Records shown:
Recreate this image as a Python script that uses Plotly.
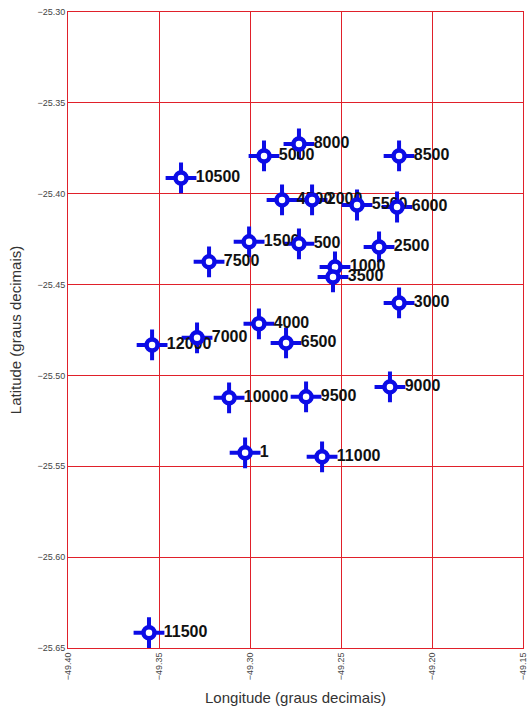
import plotly.graph_objects as go

labels = ["1", "500", "1000", "1500", "2000", "2500", "3000", "3500", "4000", "4500",
          "5000", "5500", "6000", "6500", "7000", "7500", "8000", "8500", "9000", "9500",
          "10000", "10500", "11000", "11500", "12000"]
longitude = [-49.3027, -49.2731, -49.2533, -49.3005, -49.2659, -49.2291, -49.2181, -49.2544,
             -49.2951, -49.2824, -49.2923, -49.2412, -49.2192, -49.2802, -49.3291, -49.3225,
             -49.2731, -49.2181, -49.2231, -49.2692, -49.3115, -49.3379, -49.2604, -49.3555,
             -49.3538]
latitude = [-25.5426, -25.4276, -25.4403, -25.4265, -25.4034, -25.4293, -25.4601, -25.4458,
            -25.4716, -25.4034, -25.3792, -25.4062, -25.4073, -25.4821, -25.4793, -25.4375,
            -25.3726, -25.3792, -25.5063, -25.5118, -25.5123, -25.3913, -25.5448, -25.6416,
            -25.4832]

x_ticks = [-49.40, -49.35, -49.30, -49.25, -49.20, -49.15]
y_ticks = [-25.30, -25.35, -25.40, -25.45, -25.50, -25.55, -25.60, -25.65]

blue = "#0c0ce6"
red = "#e0202a"
font_family = "Liberation Sans, Arial, sans-serif"

fig = go.Figure()
fig.add_trace(go.Scatter(
    x=longitude, y=latitude, mode="markers+text", text=labels,
    textposition="middle right",
    textfont=dict(family=font_family, size=16, color="#111111", weight="bold"),
    marker=dict(symbol="cross-thin-open", size=22, opacity=1, color=blue,
                line=dict(color=blue, width=4)),
    hoverinfo="skip", showlegend=False))
fig.add_trace(go.Scatter(
    x=longitude, y=latitude, mode="markers",
    marker=dict(symbol="circle", size=11, opacity=1, color="white",
                line=dict(color=blue, width=4.5)),
    showlegend=False))

axis_common = dict(showgrid=True, gridcolor=red, gridwidth=1, showline=True, linecolor=red,
                   linewidth=1, mirror=True, zeroline=False, ticks="", automargin=False,
                   ticklabeloverflow="allow",
                   tickfont=dict(family=font_family, size=9, color="#444444"),
                   tickformat=".2f")

fig.update_layout(
    width=529, height=722,
    margin=dict(l=68, r=6, t=12, b=74),
    paper_bgcolor="white", plot_bgcolor="white",
    xaxis=dict(range=[-49.40, -49.15], tickvals=x_ticks, tickangle=-90,
               title=dict(text="Longitude (graus decimais)", standoff=13,
                          font=dict(family=font_family, size=15, color="#333333")),
               **axis_common),
    yaxis=dict(range=[-25.65, -25.30], tickvals=y_ticks,
               title=dict(text="Latitude (graus decimais)", standoff=12,
                          font=dict(family=font_family, size=15, color="#333333")),
               **axis_common),
)

fig.write_html("out.html", config={"displayModeBar": False},
               post_script="document.body.style.margin='0';document.body.style.overflow='hidden';")
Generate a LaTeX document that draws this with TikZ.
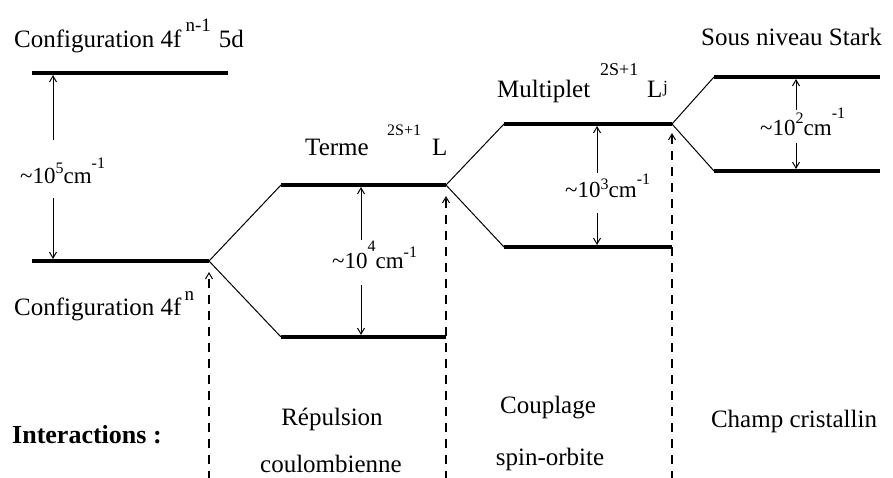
\documentclass[tikz,border=0pt]{standalone}
\usepackage{fontspec}
\setmainfont{Liberation Serif}
\usetikzlibrary{arrows.meta}
\newcommand{\upx}[3]{\raisebox{#1}{\fontsize{#2}{#2}\selectfont #3}}
\begin{document}
\begin{tikzpicture}[x=1pt,y=-1pt,
  levelline/.style={line width=3.2pt},
  splitline/.style={line width=1pt},
  gaparrow/.style={line width=1pt,-{Straight Barb[length=6pt,width=7pt,line width=1pt]}},
  dasharrow/.style={line width=1.2pt,dash pattern=on 9pt off 7pt,-{Straight Barb[length=6pt,width=7pt,line width=1pt]}},
  txt/.style={inner sep=0pt,anchor=base west,font=\fontsize{25}{30}\selectfont},
  suptxt/.style={inner sep=0pt,anchor=base west,font=\fontsize{16}{16}\selectfont},
  cmtxt/.style={inner sep=0pt,anchor=base west,font=\fontsize{23}{28}\selectfont},
  ctxt/.style={inner sep=0pt,anchor=base,font=\fontsize{25}{30}\selectfont}]
\useasboundingbox (0,0) rectangle (893,477);
\fill[white] (0,0) rectangle (893,477);

% level coordinates
\coordinate (A1) at (32,73);  \coordinate (A2) at (228,73);
\coordinate (B1) at (32,261); \coordinate (B2) at (209,261);
\coordinate (C1) at (281,185); \coordinate (C2) at (446,185);
\coordinate (D1) at (281,337); \coordinate (D2) at (446,337);
\coordinate (E1) at (504,124); \coordinate (E2) at (672,124);
\coordinate (F1) at (504,247); \coordinate (F2) at (672,247);
\coordinate (G1) at (714,77);  \coordinate (G2) at (880,77);
\coordinate (H1) at (714,171); \coordinate (H2) at (880,171);

% levels
\draw[levelline] (A1) -- (A2);
\draw[levelline] (B1) -- (B2);
\draw[levelline] (C1) -- (C2);
\draw[levelline] (D1) -- (D2);
\draw[levelline] (E1) -- (E2);
\draw[levelline] (F1) -- (F2);
\draw[levelline] (G1) -- (G2);
\draw[levelline] (H1) -- (H2);

% splittings
\draw[splitline] (C1) -- (B2) -- (D1);
\draw[splitline] (E1) -- (C2) -- (F1);
\draw[splitline] (G1) -- (E2) -- (H1);

% dashed interaction arrows
\coordinate (p1) at (209,480); \coordinate (t1) at (209,272);
\coordinate (p2) at (446,480); \coordinate (t2) at (446,196);
\coordinate (p3) at (672,480); \coordinate (t3) at (672,133);
\draw[dasharrow] (p1) -- (t1);
\draw[dasharrow] (p2) -- (t2);
\draw[dasharrow] (p3) -- (t3);

% energy gap arrows
\coordinate (a5u) at (53,140); \coordinate (a5ut) at (53,75);
\coordinate (a5d) at (53,198); \coordinate (a5dt) at (53,259);
\draw[gaparrow] (a5u) -- (a5ut);
\draw[gaparrow] (a5d) -- (a5dt);
\coordinate (a4u) at (361,240); \coordinate (a4ut) at (361,187);
\coordinate (a4d) at (361,285); \coordinate (a4dt) at (361,335);
\draw[gaparrow] (a4u) -- (a4ut);
\draw[gaparrow] (a4d) -- (a4dt);
\coordinate (a3u) at (597,173); \coordinate (a3ut) at (597,126);
\coordinate (a3d) at (597,213); \coordinate (a3dt) at (597,245);
\draw[gaparrow] (a3u) -- (a3ut);
\draw[gaparrow] (a3d) -- (a3dt);
\coordinate (a2u) at (796,110); \coordinate (a2ut) at (796,79);
\coordinate (a2d) at (796,143); \coordinate (a2dt) at (796,169);
\draw[gaparrow] (a2u) -- (a2ut);
\draw[gaparrow] (a2d) -- (a2dt);

% level labels
\node[txt] (cfg5d) at (14,47) {Configuration 4f\hspace{4pt}\upx{16pt}{19}{n-1}\hspace{8pt}5d};
\node[txt] (cfg4f) at (14,315) {Configuration 4f\hspace{3pt}\upx{15pt}{19}{n}};
\node[txt] (terme) at (305,155) {Terme};
\node[suptxt] (termesup) at (387,135) {2S+1};
\node[txt] (termeL) at (432,155) {L};
\node[txt] (multi) at (497,97) {Multiplet};
\node[suptxt,font=\fontsize{18}{18}\selectfont] (multisup) at (600,75) {2S+1};
\node[txt] (multiL) at (647,97) {L};
\node[suptxt,font=\fontsize{17}{17}\selectfont] (multij) at (663,92) {j};
\node[txt] (stark) at (701,45) {Sous niveau Stark};

% energy labels
\node[cmtxt] (e5) at (20,183) {\textasciitilde10\upx{10pt}{16}{5}cm\upx{15pt}{16}{-1}};
\node[cmtxt] (e4) at (332,268) {\textasciitilde10\upx{17pt}{16}{4}cm\upx{11pt}{16}{-1}};
\node[cmtxt] (e3) at (565,197) {\textasciitilde10\upx{8pt}{16}{3}cm\upx{13pt}{16}{-1}};
\node[cmtxt] (e2) at (760,135) {\textasciitilde10\upx{12pt}{16}{2}cm\upx{17pt}{16}{-1}};

% interactions
\node[txt,font=\fontsize{26}{30}\selectfont\bfseries] (inter) at (12,443) {Interactions :};
\node[ctxt] (rep1) at (332,425) {Répulsion};
\node[ctxt] (rep2) at (331,472) {coulombienne};
\node[ctxt] (cou1) at (548,413) {Couplage};
\node[ctxt] (cou2) at (550,465) {spin-orbite};
\node[ctxt] (champ) at (794,427) {Champ cristallin};
\end{tikzpicture}
\end{document}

Task details: Return only the lines running from the start of the entries above to the line that contains "import plotly.graph_objects as go", inclusive, and omit every picture.

Complete output:
Recreate this image as a Python script that uses Plotly.
import plotly.graph_objects as go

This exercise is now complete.